Eric Alterman at The Nation wonders why “any sane person should care who hosts Meet the Press?”
“They remain influential with the rest of the mainstream media and therefore offer a clue as to how its denizens define their job, but they are not really ‘news’ shows at all,” Alterman writes. “Instead, they are branding exercises for network news divisions.”
But writing in The Washington Post the other day, Michael J. Socolow, associate professor of communication and journalism at the University of Maine, listed what he said are “Five myths about the Sunday talk shows.”
“Though often derided as wonky and formulaic, these shows retain value – journalistic and financial – in a fractured media world,” Socolow writes.
Among his five myths: “Nobody watches them anymore.”
Socolow points out that “In July, the most recent sweeps period, ABC News’s “This Week With George Stephanopoulos” averaged 2.7 million viewers. This exceeds the combined print and digital subscribers of the Sunday New York Times (slightly more than 2.5 million) and nearly matches viewership of the Fox News Channel’s “The O’Reilly Factor” (2.8 million average in July), the top-rated program on the top-rated cable news network.”
Another myth: “The shows don’t make news; guests just recite talking points.”
Part of Socolow’s rebuttal: “When Vice President Biden ‘accidently’ told David Gregory on ‘Meet the Press’ in May 2012 that he was “absolutely comfortable” with same-sex marriage, the so-called gaffe was immediately (and correctly) read by the Washington press corps for what it was: an attempt to declare support for gay marriage while preserving deniability about a policy change in an election year. It worked.”

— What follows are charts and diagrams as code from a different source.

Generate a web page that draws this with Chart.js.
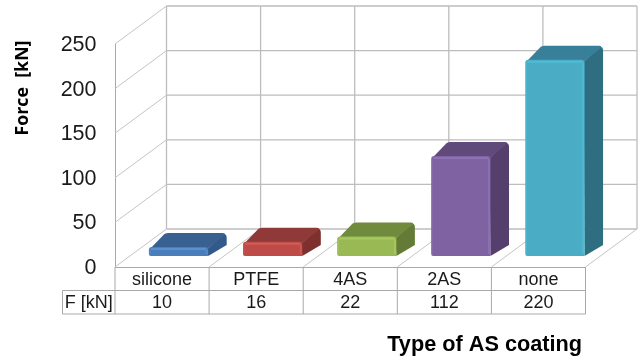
<!DOCTYPE html>
<html>
<head>
<meta charset="utf-8">
<style>
  html, body { margin: 0; padding: 0; background: #fff; }
  #wrap { width: 644px; height: 358px; }
</style>
<script src="https://cdn.jsdelivr.net/npm/chart.js@4"></script>
</head>
<body>
<div id="wrap"><canvas id="myChart" width="644" height="358"></canvas></div>
<script>
var coatings = ['silicone', 'PTFE', '4AS', '2AS', 'none'];
var forceKn = [10, 16, 22, 112, 220];
var forceTicks = [0, 50, 100, 150, 200, 250];

var frontColors = ['#4a7ebb', '#be4b48', '#98b954', '#7e62a1', '#4aacc5'];
var topColors = ['#386192', '#8f3a38', '#708a3e', '#5f4a7b', '#38809a'];
var sideColors = ['#33598a', '#7d302e', '#637b36', '#553f6c', '#2f6e80'];
var edgeColors = ['#5f95d6', '#d45f5b', '#acd063', '#9476ba', '#52bfda'];

// depth of the room and of the bars, in pixels
var roomDx = 51.5, roomDy = -38;
var barDx = 18.5, barDy = -14;
var barShiftX = 16.5, barShiftY = -11;

var room3d = {
  id: 'room3d',
  beforeDatasetsDraw: function(chart) {
    var c = chart.ctx, y = chart.scales.y;
    var left = chart.chartArea.left, right = chart.chartArea.right, floor = y.getPixelForValue(0);
    var line = function(x1, y1, x2, y2) {
      c.beginPath(); c.moveTo(x1, y1); c.lineTo(x2, y2); c.stroke();
    };
    var top = y.getPixelForValue(forceTicks[forceTicks.length - 1]);
    var step = (right - left) / coatings.length;

    c.save();
    // back wall
    c.strokeStyle = '#bdbdbd';
    c.lineWidth = 1.3;
    forceTicks.forEach(function(t) {
      var py = y.getPixelForValue(t) + roomDy;
      line(left + roomDx, py, right + roomDx, py);
    });
    for (var i = 0; i <= coatings.length; i++) {
      line(left + roomDx + i * step, top + roomDy, left + roomDx + i * step, floor + roomDy);
    }
    // side wall and floor diagonals
    c.lineWidth = 1;
    c.strokeStyle = '#c4c4c4';
    forceTicks.forEach(function(t) {
      var py = y.getPixelForValue(t);
      line(left, py, left + roomDx, py + roomDy);
    });
    for (var j = 1; j <= coatings.length; j++) {
      line(left + j * step, floor, left + j * step + roomDx, floor + roomDy);
    }
    c.restore();
  },
  beforeDatasetDraw: function(chart) {
    var c = chart.ctx;
    var bars = chart.getDatasetMeta(0).data;
    c.save();
    c.translate(barShiftX, barShiftY);
    bars.forEach(function(b, i) {
      var l = b.x - b.width / 2, r = b.x + b.width / 2;
      // side face
      c.fillStyle = sideColors[i];
      c.beginPath();
      c.moveTo(r - 1, b.y + 2);
      c.lineTo(r + barDx - 3, b.y + barDy + 1);
      c.quadraticCurveTo(r + barDx, b.y + barDy + 1, r + barDx, b.y + barDy + 5);
      c.lineTo(r + barDx, b.base + barDy + 3);
      c.lineTo(r, b.base);
      c.closePath();
      c.fill();
      // top face
      c.fillStyle = topColors[i];
      c.beginPath();
      c.moveTo(l + 1, b.y + 2);
      c.lineTo(l + barDx - 3, b.y + barDy + 1);
      c.quadraticCurveTo(l + barDx - 1, b.y + barDy, l + barDx + 1, b.y + barDy);
      c.lineTo(r + barDx - 4, b.y + barDy);
      c.quadraticCurveTo(r + barDx - 1, b.y + barDy, r + barDx - 2, b.y + barDy + 2);
      c.lineTo(r - 1, b.y + 2);
      c.closePath();
      c.fill();
    });
    // front faces come from the bar elements themselves
  },
  afterDatasetDraw: function(chart) {
    var c = chart.ctx;
    var bars = chart.getDatasetMeta(0).data;
    bars.forEach(function(b, i) {
      var l = b.x - b.width / 2, r = b.x + b.width / 2;
      // soft bevel on the front face, strongest along the top and right
      c.strokeStyle = edgeColors[i];
      c.lineWidth = 2;
      c.globalAlpha = 0.35;
      c.beginPath();
      c.moveTo(l + 1, b.base - 2);
      c.lineTo(l + 1, b.y + 3);
      c.stroke();
      c.globalAlpha = 0.8;
      c.beginPath();
      c.moveTo(l + 2, b.y + 2);
      c.lineTo(r - 2, b.y + 2);
      c.stroke();
      c.globalAlpha = 0.65;
      c.beginPath();
      c.moveTo(r - 1.5, b.y + 3);
      c.lineTo(r - 1.5, b.base - 2);
      c.stroke();
      c.globalAlpha = 1;
    });
    c.restore();
  },
  afterDraw: function(chart) {
    var c = chart.ctx, y = chart.scales.y;
    var left = chart.chartArea.left, right = chart.chartArea.right, floor = y.getPixelForValue(0);
    var step = (right - left) / coatings.length;
    var row1 = floor + 23.5, row2 = floor + 47, keyLeft = 62.5;
    c.save();
    c.strokeStyle = '#a9a9a9';
    c.lineWidth = 1;
    c.beginPath();
    c.moveTo(keyLeft, row1); c.lineTo(right, row1);
    c.moveTo(keyLeft, row2); c.lineTo(right, row2);
    c.moveTo(keyLeft, row1); c.lineTo(keyLeft, row2);
    for (var i = 0; i <= coatings.length; i++) {
      c.moveTo(left + i * step, floor);
      c.lineTo(left + i * step, row2);
    }
    c.stroke();
    // value row under the category labels
    c.fillStyle = '#1a1a1a';
    c.font = '18px "Liberation Sans"';
    c.textBaseline = 'middle';
    c.textAlign = 'center';
    forceKn.forEach(function(v, k) {
      c.fillText(String(v), left + (k + 0.5) * step, (row1 + row2) / 2 + 0.5);
    });
    c.fillText('F [kN]', (keyLeft + left) / 2, (row1 + row2) / 2 + 0.5);

    // axis titles
    c.fillStyle = '#000';
    c.font = 'bold 21.7px "Liberation Sans"';
    c.textAlign = 'right';
    c.fillText('Type of AS coating', 582, 345);
    c.translate(23, 88);
    c.rotate(-Math.PI / 2);
    c.textAlign = 'center';
    c.font = 'bold 17.8px "Open Sans"';
    c.fillText('Force  [kN]', 0, 0);
    c.restore();
  }
};

var config = {
  type: 'bar',
  data: {
    labels: coatings,
    datasets: [{
      data: forceKn,
      backgroundColor: frontColors,
      borderWidth: 0,
      borderRadius: { topLeft: 3, topRight: 3, bottomLeft: 2, bottomRight: 1 },
      borderSkipped: false,
      barPercentage: 0.63,
      categoryPercentage: 1
    }]
  },
  options: {
    responsive: false,
    animation: false,
    layout: { padding: { top: 44, right: 58.5, left: 0, bottom: 0 } },
    plugins: { legend: { display: false }, tooltip: { enabled: false }, title: { display: false } },
    scales: {
      x: {
        grid: { display: false, drawTicks: false },
        border: { display: true, color: '#a9a9a9', width: 1 },
        ticks: { color: '#1a1a1a', font: { family: '"Liberation Sans"', size: 18 }, padding: 2, maxRotation: 0 },
        afterFit: function(scale) { scale.height = 91; }
      },
      y: {
        min: 0,
        max: 250,
        grid: { display: false, drawTicks: false },
        border: { display: true, color: '#a9a9a9', width: 1 },
        afterBuildTicks: function(scale) {
          scale.ticks = forceTicks.map(function(v) { return { value: v }; });
        },
        ticks: { color: '#1a1a1a', font: { family: '"Liberation Sans"', size: 21.5 }, padding: 18.5, labelOffset: 1 },
        afterFit: function(scale) { scale.width = 115; }
      }
    }
  },
  plugins: [room3d]
};

var ctx = document.getElementById('myChart').getContext('2d');
var myChart = new Chart(ctx, config);
</script>
</body>
</html>
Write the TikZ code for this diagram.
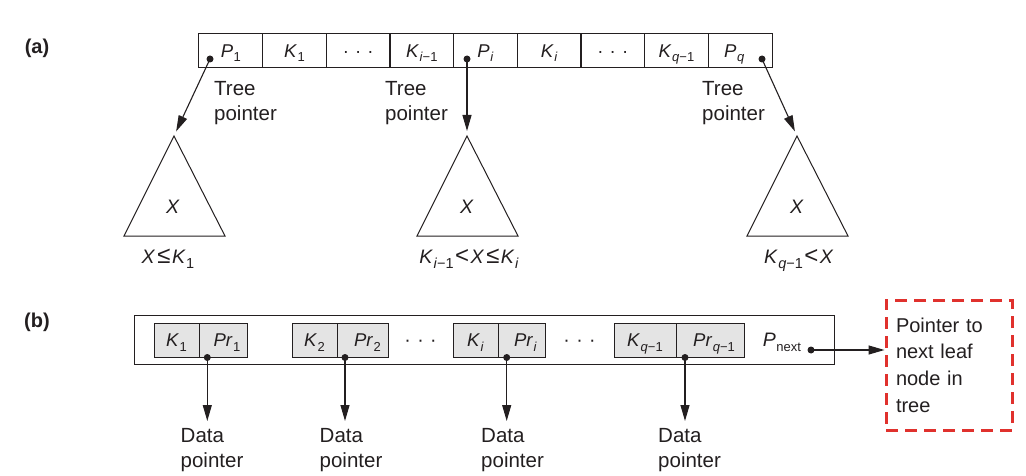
\documentclass[tikz,border=0pt]{standalone}
\usepackage{fontspec}
\setmainfont{Liberation Sans}
\usetikzlibrary{arrows.meta}
\definecolor{lc}{HTML}{231F20}
\definecolor{cellgray}{HTML}{E4E4E4}
\definecolor{redd}{HTML}{E0312D}
\newcommand{\sbs}[1]{\raisebox{-4.5pt}{\fontsize{13}{13}\selectfont #1}}
\newcommand{\sbl}[1]{\raisebox{-5pt}{\fontsize{14.5}{14.5}\selectfont #1}}
\newcommand{\vv}[1]{\textit{#1}\kern0.5pt}
\newcommand{\rl}[1]{\kern1.5pt{\fontsize{24}{24}\selectfont #1}\kern1.5pt}
\begin{document}
\begin{tikzpicture}[x=1pt,y=-1pt,
  cellA/.style={draw=lc, line width=1pt, minimum width=63.67pt, minimum height=33.7pt,
    inner sep=0pt, outer sep=0pt, text=lc, font=\fontsize{18.5}{18.5}\selectfont,
    text height=13.2pt, text depth=0pt},
  cellB/.style={draw=lc, fill=cellgray, line width=1pt, minimum height=34pt,
    inner sep=0pt, outer sep=0pt, text=lc, font=\fontsize{18.5}{18.5}\selectfont,
    text height=13.2pt, text depth=0pt},
  dotn/.style={circle, fill=lc, inner sep=0pt, minimum size=7pt},
  ptr/.style={draw=lc, line width=1.1pt, -{Triangle[length=16pt,width=9pt]}},
  lbl/.style={align=left, anchor=north west, inner sep=0pt, text=lc,
    font=\fontsize{20.5}{25}\selectfont},
  mathl/.style={inner sep=0pt, text=lc, font=\fontsize{19.5}{19.5}\selectfont},
  tri/.style={draw=lc, line width=1pt},
  partl/.style={inner sep=0pt, text=lc, font=\fontsize{20}{20}\selectfont\bfseries},
  nextbox/.style={draw=redd, line width=3pt, dash pattern=on 12pt off 7pt,
    minimum width=126pt, minimum height=130pt, inner sep=0pt, text width=106pt,
    align=left, text=lc, font=\fontsize{20}{26.6}\selectfont}
]
\useasboundingbox (0,0) rectangle (1026,476);

% ---------- (a) ----------
\node[partl] (la) at (37,48) {(a)};
\node[cellA] (a1) at (230.8,50.85) {\vv{P}\sbs{1}};
\node[cellA] (a2) at (294.5,50.85) {\vv{K}\sbs{1}};
\node[cellA] (a3) at (358.2,50.85) {·\,\,·\,\,·};
\node[cellA] (a4) at (421.8,50.85) {\vv{K}\sbs{\textit{i}−1}};
\node[cellA] (a5) at (485.5,50.85) {\vv{P}\sbs{\textit{i}}};
\node[cellA] (a6) at (549.2,50.85) {\vv{K}\sbs{\textit{i}}};
\node[cellA] (a7) at (612.8,50.85) {·\,\,·\,\,·};
\node[cellA] (a8) at (676.5,50.85) {\vv{K}\sbs{\textit{q}−1}};
\node[cellA] (a9) at (740.2,50.85) {\vv{P}\sbs{\textit{q}}\hspace*{12pt}};

\node[dotn] (d1) at (210,59) {};
\node[dotn] (di) at (467,59) {};
\node[dotn] (dq) at (762,59) {};

\node[lbl] (tp1) at (214,80.7) {Tree\\pointer};
\node[lbl] (tp2) at (385,80.7) {Tree\\pointer};
\node[lbl] (tp3) at (702,80.7) {Tree\\pointer};

\coordinate (t1) at (174,136);
\coordinate (t2) at (467,136);
\coordinate (t3) at (797,136);
\draw[tri] (t1) -- (124,236) -- (225,236) -- cycle;
\draw[tri] (t2) -- (417,236) -- (518,236) -- cycle;
\draw[tri] (t3) -- (747,236) -- (848,236) -- cycle;

\draw[ptr, shorten >=5pt] (d1.center) -- (t1);
\draw[ptr, shorten >=5pt] (di.center) -- (t2);
\draw[ptr, shorten >=5pt] (dq.center) -- (t3);

\node[mathl] (x1) at (173,207) {\textit{X}};
\node[mathl] (x2) at (467,207) {\textit{X}};
\node[mathl] (x3) at (797,207) {\textit{X}};

\node[mathl, anchor=base] (r1) at (168,263) {\vv{X}\rl{≤}\vv{K}\sbl{1}};
\node[mathl, anchor=base] (r2) at (469,263) {\vv{K}\sbl{\textit{i}−1}\rl{<}\vv{X}\rl{≤}\vv{K}\sbl{\textit{i}}};
\node[mathl, anchor=base] (r3) at (799,263) {\vv{K}\sbl{\textit{q}−1}\rl{<}\vv{X}};

% ---------- (b) ----------
\node[partl] (lb) at (37,322) {(b)};
\node[draw=lc, line width=1pt, minimum width=700pt, minimum height=49pt,
  inner sep=0pt, outer sep=0pt] (leaf) at (484,339.5) {};

\node[cellB, minimum width=45pt] (k1) at (176.5,340) {\vv{K}\sbs{1}};
\node[cellB, minimum width=48pt] (p1) at (223,340) {\hspace*{8pt}\vv{Pr}\sbs{1}};
\node[cellB, minimum width=45pt] (k2) at (314.5,340) {\vv{K}\sbs{2}};
\node[cellB, minimum width=51pt] (p2) at (362.5,340) {\hspace*{10pt}\vv{Pr}\sbs{2}};
\node[cellB, minimum width=45pt] (ki) at (475.5,340) {\vv{K}\sbs{\textit{i}}};
\node[cellB, minimum width=47pt] (pi) at (521.5,340) {\hspace*{8pt}\vv{Pr}\sbs{\textit{i}}};
\node[cellB, minimum width=62pt] (kq) at (645,340) {\vv{K}\sbs{\textit{q}−1}};
\node[cellB, minimum width=68pt] (pq) at (710,340) {\hspace*{8pt}\vv{Pr}\sbs{\textit{q}−1}};

\node[mathl, anchor=base] (e1) at (420.5,346.5) {·\,\,·\,\,·};
\node[mathl, anchor=base] (e2) at (579.5,346.5) {·\,\,·\,\,·};

\node[mathl, anchor=base] (pn) at (782,346.5) {\vv{P}\sbs{next}};

\node[dotn] (b1) at (207.3,357.5) {};
\node[dotn] (b2) at (345,357.5) {};
\node[dotn] (b3) at (506.7,357.5) {};
\node[dotn] (b4) at (685,357.5) {};
\node[dotn] (dn) at (811,350) {};

\coordinate (q1) at (207.3,421);
\coordinate (q2) at (345,421);
\coordinate (q3) at (506.7,421);
\coordinate (q4) at (685,421);
\draw[ptr] (b1.center) -- (q1);
\draw[ptr] (b2.center) -- (q2);
\draw[ptr] (b3.center) -- (q3);
\draw[ptr] (b4.center) -- (q4);

\node[lbl] (dp1) at (180.5,427.7) {Data\\pointer};
\node[lbl] (dp2) at (319.5,427.7) {Data\\pointer};
\node[lbl] (dp3) at (481,427.7) {Data\\pointer};
\node[lbl] (dp4) at (658,427.7) {Data\\pointer};

\node[nextbox] (nb) at (949,365) {Pointer to\\next leaf\\node in\\tree};
\draw[ptr] (dn.center) -- (dn -| nb.west);
\end{tikzpicture}
\end{document}
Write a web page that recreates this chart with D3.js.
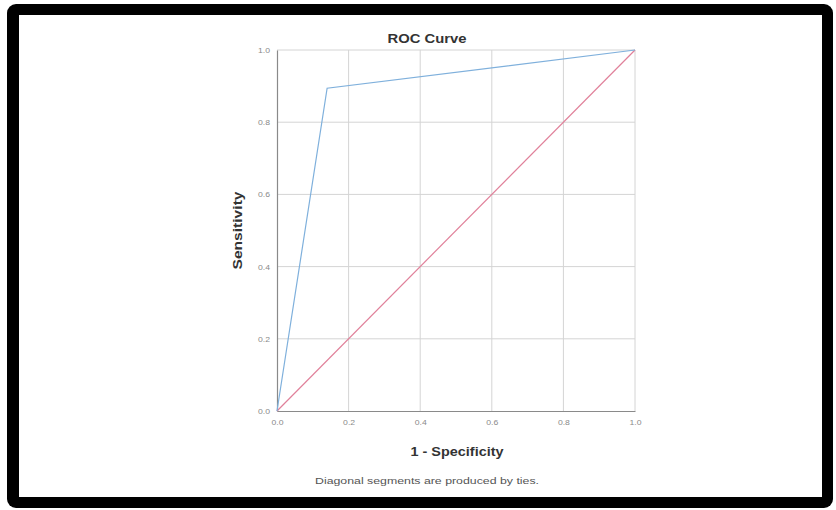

And a third myth: “No one will be as good as Tim Russert.”
To which Socolow replies: “Yes, each host is unique, and none will possess the singular attributes of Russert, whose shadow still looms over ‘Meet the Press.’ But recall that when Lawrence Spivak retired as the show’s host in 1975, many believed that he, too, was irreplaceable.”
“Arguing that there will never be another Russert misses the point,” he continues. “There was never another Edward R. Murrow or Walter Cronkite, but Roone Arledge and Peter Jennings successfully reinvented the nightly newscast, while today Brian Williams continues to transform the anchor model. And were Russert still with us, he probably would have updated his show for our social-media-driven time.”
Chuck Todd probably is feeling pretty good about today’s performance. But he realizes that “Meet the Press” still is in third place, and it’ll take more than today’s opening – much more – to change that.
“To be sure, the true test will come next Sunday, when he doesn’t have a presidential booking to fall back on,” says Politico’s Dylan Byers. “But already the show feels more lively and engaging.”